== Exercise ==
Skip all pictures. Write out the data below from its first line through the line that contains "ax = fig.add_axes([75/574, 54/449, 507.6/574, 385/449])".

== Recorded data ==

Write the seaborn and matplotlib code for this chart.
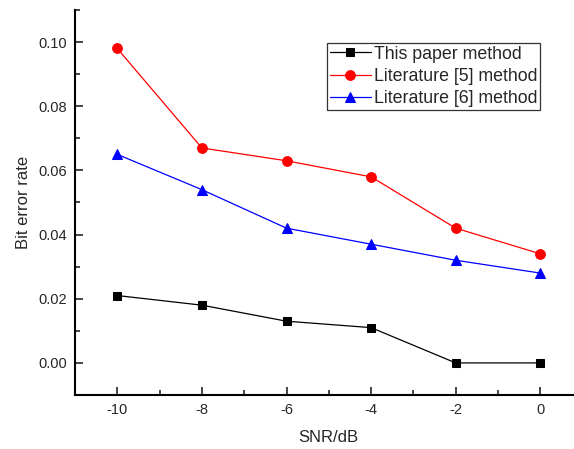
import matplotlib
matplotlib.use("Agg")
import matplotlib.pyplot as plt
import seaborn as sns
import pandas as pd
from matplotlib.ticker import MultipleLocator

snr = [-10, -8, -6, -4, -2, 0]
this_paper = [0.021, 0.018, 0.013, 0.011, 0.0, 0.0]
lit5 = [0.098, 0.067, 0.063, 0.058, 0.042, 0.034]
lit6 = [0.065, 0.054, 0.042, 0.037, 0.032, 0.028]
names = ["This paper method", "Literature [5] method", "Literature [6] method"]

rows = []
for name, vals in zip(names, [this_paper, lit5, lit6]):
    for x, y in zip(snr, vals):
        rows.append({"SNR": x, "BER": y, "method": name})
df = pd.DataFrame(rows)

sns.set_style("ticks")
plt.rcParams["font.family"] = ["Liberation Sans", "DejaVu Sans"]
plt.rcParams["axes.unicode_minus"] = False

fig = plt.figure(figsize=(5.74, 4.49), dpi=100)
ax = fig.add_axes([75/574, 54/449, 507.6/574, 385/449])

palette = {names[0]: "black", names[1]: "red", names[2]: "blue"}
markers = {names[0]: "s", names[1]: "o", names[2]: "^"}
sizes = {names[0]: 6, names[1]: 7, names[2]: 7.5}
for name in names:
    sub = df[df["method"] == name]
    sns.lineplot(data=sub, x="SNR", y="BER", ax=ax, color=palette[name],
                 marker=markers[name], markersize=sizes[name], linewidth=0.9,
                 markeredgecolor=palette[name], label=name)

ax.set_xlim(-11, 1)
ax.set_ylim(-0.01, 0.11)
ax.xaxis.set_major_locator(MultipleLocator(2))
ax.xaxis.set_minor_locator(MultipleLocator(1))
ax.yaxis.set_major_locator(MultipleLocator(0.02))
ax.yaxis.set_minor_locator(MultipleLocator(0.01))
ax.yaxis.set_major_formatter(matplotlib.ticker.FormatStrFormatter("%.2f"))
ax.tick_params(which="major", direction="in", length=6, width=1.2, labelsize=10.5, pad=6)
ax.tick_params(which="minor", direction="in", length=3.5, width=1.2)
for s in ["top", "right"]:
    ax.spines[s].set_visible(False)
for s in ["left", "bottom"]:
    ax.spines[s].set_linewidth(1.5)
    ax.spines[s].set_color("black")

ax.set_xlabel("SNR/dB", fontsize=12, labelpad=9)
ax.set_ylabel("Bit error rate", fontsize=12, labelpad=5)

leg = ax.legend(loc="upper left", bbox_to_anchor=(252/507.6, (395-43)/385), fontsize=12.8,
                frameon=True, fancybox=False, edgecolor="black", borderpad=0.15,
                handlelength=2.3, handletextpad=0.2, labelspacing=0.3, borderaxespad=0)
leg.get_frame().set_linewidth(0.9)

fig.savefig("out.png", dpi=100)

== Correct response ==
Write the seaborn and matplotlib code for this chart.
import matplotlib
matplotlib.use("Agg")
import matplotlib.pyplot as plt
import seaborn as sns
import pandas as pd
from matplotlib.ticker import MultipleLocator

snr = [-10, -8, -6, -4, -2, 0]
this_paper = [0.021, 0.018, 0.013, 0.011, 0.0, 0.0]
lit5 = [0.098, 0.067, 0.063, 0.058, 0.042, 0.034]
lit6 = [0.065, 0.054, 0.042, 0.037, 0.032, 0.028]
names = ["This paper method", "Literature [5] method", "Literature [6] method"]

rows = []
for name, vals in zip(names, [this_paper, lit5, lit6]):
    for x, y in zip(snr, vals):
        rows.append({"SNR": x, "BER": y, "method": name})
df = pd.DataFrame(rows)

sns.set_style("ticks")
plt.rcParams["font.family"] = ["Liberation Sans", "DejaVu Sans"]
plt.rcParams["axes.unicode_minus"] = False

fig = plt.figure(figsize=(5.74, 4.49), dpi=100)
ax = fig.add_axes([75/574, 54/449, 507.6/574, 385/449])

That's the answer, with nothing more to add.